#### MATERIAL:
◆ ◆ ◆ ◆
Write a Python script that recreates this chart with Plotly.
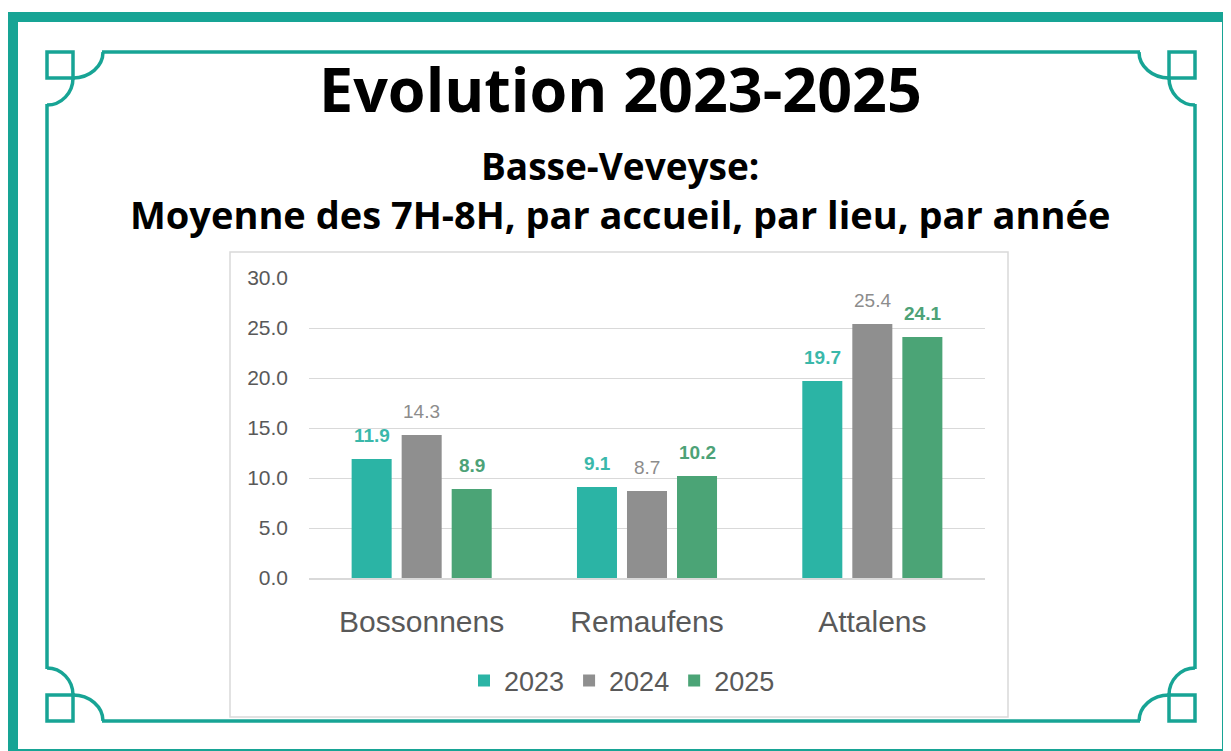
import plotly.graph_objects as go

# ---- data ----
categories = ["Bossonnens", "Remaufens", "Attalens"]
years = ["2023", "2024", "2025"]
values_2023 = [11.9, 9.1, 19.7]
values_2024 = [14.3, 8.7, 25.4]
values_2025 = [8.9, 10.2, 24.1]
y_ticks = [0, 5, 10, 15, 20, 25, 30]
y_tick_labels = ["0.0", "5.0", "10.0", "15.0", "20.0", "25.0", "30.0"]

title_text = "Evolution 2023-2025"
subtitle_1 = "Basse-Veveyse:"
subtitle_2 = "Moyenne des 7H-8H, par accueil, par lieu, par année"

# ---- style ----
OFF = 8  # page body margin
W, H = 1231 - OFF, 751 - OFF
FRAME = "#17A495"
BAR_COLORS = ["#2BB4A5", "#8F8F8F", "#4BA476"]
LABEL_COLORS = ["#3AB8AA", "#8C8C8C", "#4DA277"]
LABEL_BOLD = [True, False, True]
AXIS_FONT = "Liberation Sans, Arial, sans-serif"
TITLE_FONT = "Open Sans, Noto Sans, sans-serif"


def px(x):
    return (x - OFF) / W


def py(y):
    return 1 - (y - OFF) / H


fig = go.Figure()
series = [values_2023, values_2024, values_2025]
for i, (yr, vals) in enumerate(zip(years, series)):
    fig.add_trace(go.Bar(
        name=yr, x=categories, y=vals,
        marker=dict(color=BAR_COLORS[i], line=dict(width=0)),
        showlegend=True,
    ))

# data labels (placed via axes, shifted per bar slot)
slot_px = 50
annotations = []
for i, vals in enumerate(series):
    for c, v in zip(categories, vals):
        txt = f"{v:.1f}"
        if LABEL_BOLD[i]:
            txt = f"<b>{txt}</b>"
        annotations.append(dict(
            x=c, y=v, xref="x", yref="y", text=txt, showarrow=False,
            xanchor="center", yanchor="bottom", xshift=(i - 1) * slot_px, yshift=11,
            font=dict(family=AXIS_FONT, size=19, color=LABEL_COLORS[i]),
        ))

# titles
annotations += [
    dict(x=px(620), y=py(88), xref="paper", yref="paper", text=f"<b>{title_text}</b>",
         showarrow=False, xanchor="center", yanchor="middle",
         font=dict(family=TITLE_FONT, size=61, color="#000000")),
    dict(x=px(620), y=py(165), xref="paper", yref="paper", text=f"<b>{subtitle_1}</b>",
         showarrow=False, xanchor="center", yanchor="middle",
         font=dict(family=TITLE_FONT, size=37, color="#000000")),
    dict(x=px(620), y=py(214), xref="paper", yref="paper", text=f"<b>{subtitle_2}</b>",
         showarrow=False, xanchor="center", yanchor="middle",
         font=dict(family=TITLE_FONT, size=38, color="#000000")),
]

# ---- frame shapes ----
shapes = []
# chart box
shapes.append(dict(type="rect", xref="paper", yref="paper", layer="below",
                   x0=px(230), x1=px(1008), y0=py(717), y1=py(252),
                   line=dict(color="#D9D9D9", width=1.5), fillcolor="white"))
# outer thick border
for (x0, y0, x1, y1) in [(13, 12, 13, 760), (1227, 12, 1227, 760), (7, 17, 1231, 17), (7, 754, 1231, 754)]:
    shapes.append(dict(type="line", xref="paper", yref="paper",
                       x0=px(x0), y0=py(y0), x1=px(x1), y1=py(y1),
                       line=dict(color=FRAME, width=10)))

LW = 3.5
SX, SY = 1242, 773  # mirror sums
K = 0.5523


def arc_path(p0, p3, c):
    p1 = (p0[0] + K * (p3[0] - c[0]), p0[1] + K * (p3[1] - c[1]))
    p2 = (p3[0] + K * (p0[0] - c[0]), p3[1] + K * (p0[1] - c[1]))
    pts = [p0, p1, p2, p3]
    s = [f"{px(x):.5f},{py(y):.5f}" for x, y in pts]
    return f"M {s[0]} C {s[1]} {s[2]} {s[3]}"


def tr(p, mx, my):
    x, y = p
    return (SX - x if mx else x, SY - y if my else y)


for mx in (False, True):
    for my in (False, True):
        a = [tr(p, mx, my) for p in [(47, 52), (73, 78)]]
        shapes.append(dict(type="rect", xref="paper", yref="paper",
                           x0=px(a[0][0]), x1=px(a[1][0]), y0=py(a[0][1]), y1=py(a[1][1]),
                           line=dict(color=FRAME, width=LW)))
        shapes.append(dict(type="path", xref="paper", yref="paper",
                           path=arc_path(tr((103, 52), mx, my), tr((73, 78), mx, my), tr((73, 52), mx, my)),
                           line=dict(color=FRAME, width=LW)))
        shapes.append(dict(type="path", xref="paper", yref="paper",
                           path=arc_path(tr((73, 78), mx, my), tr((47, 105), mx, my), tr((47, 78), mx, my)),
                           line=dict(color=FRAME, width=LW)))

for (x0, y0, x1, y1) in [(102, 52, 1140, 52), (102, 721, 1140, 721), (47, 104, 47, 669), (1195, 104, 1195, 669)]:
    shapes.append(dict(type="line", xref="paper", yref="paper",
                       x0=px(x0), y0=py(y0), x1=px(x1), y1=py(y1),
                       line=dict(color=FRAME, width=LW)))

fig.update_layout(
    width=W, height=H, autosize=False,
    margin=dict(l=0, r=0, t=0, b=0, pad=0, autoexpand=False),
    paper_bgcolor="white", plot_bgcolor="rgba(0,0,0,0)",
    barmode="group", bargap=0.334, bargroupgap=0.2,
    shapes=shapes, annotations=annotations,
    legend=dict(orientation="h", x=px(622), xanchor="center", y=py(681), yanchor="middle",
                font=dict(family=AXIS_FONT, size=27, color="#595959"),
                bgcolor="rgba(0,0,0,0)", itemwidth=30, traceorder="normal"),
    xaxis=dict(domain=[px(309), px(985)], showgrid=False, showline=True, automargin=False,
               linecolor="#D9D9D9", linewidth=1.5, ticks="",
               tickfont=dict(family=AXIS_FONT, size=30, color="#595959"),
               ticklabelstandoff=16),
    yaxis=dict(domain=[py(578), py(278)], range=[0, 30], tickvals=y_ticks, automargin=False,
               ticktext=y_tick_labels, showgrid=True, gridcolor="#D9D9D9", gridwidth=1.2,
               zeroline=False, showline=False, ticks="",
               tickfont=dict(family=AXIS_FONT, size=21, color="#595959"),
               ticklabelstandoff=20),
)

fig.write_html("out.html")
◆ ◆ ◆ ◆
#### WORK TO DO:
Leave the pictures out and please restate exactly the lines running from the start of the material through the one with "import plotly.graph_objects as go".

#### CORRECT RESPONSE:
Write a Python script that recreates this chart with Plotly.
import plotly.graph_objects as go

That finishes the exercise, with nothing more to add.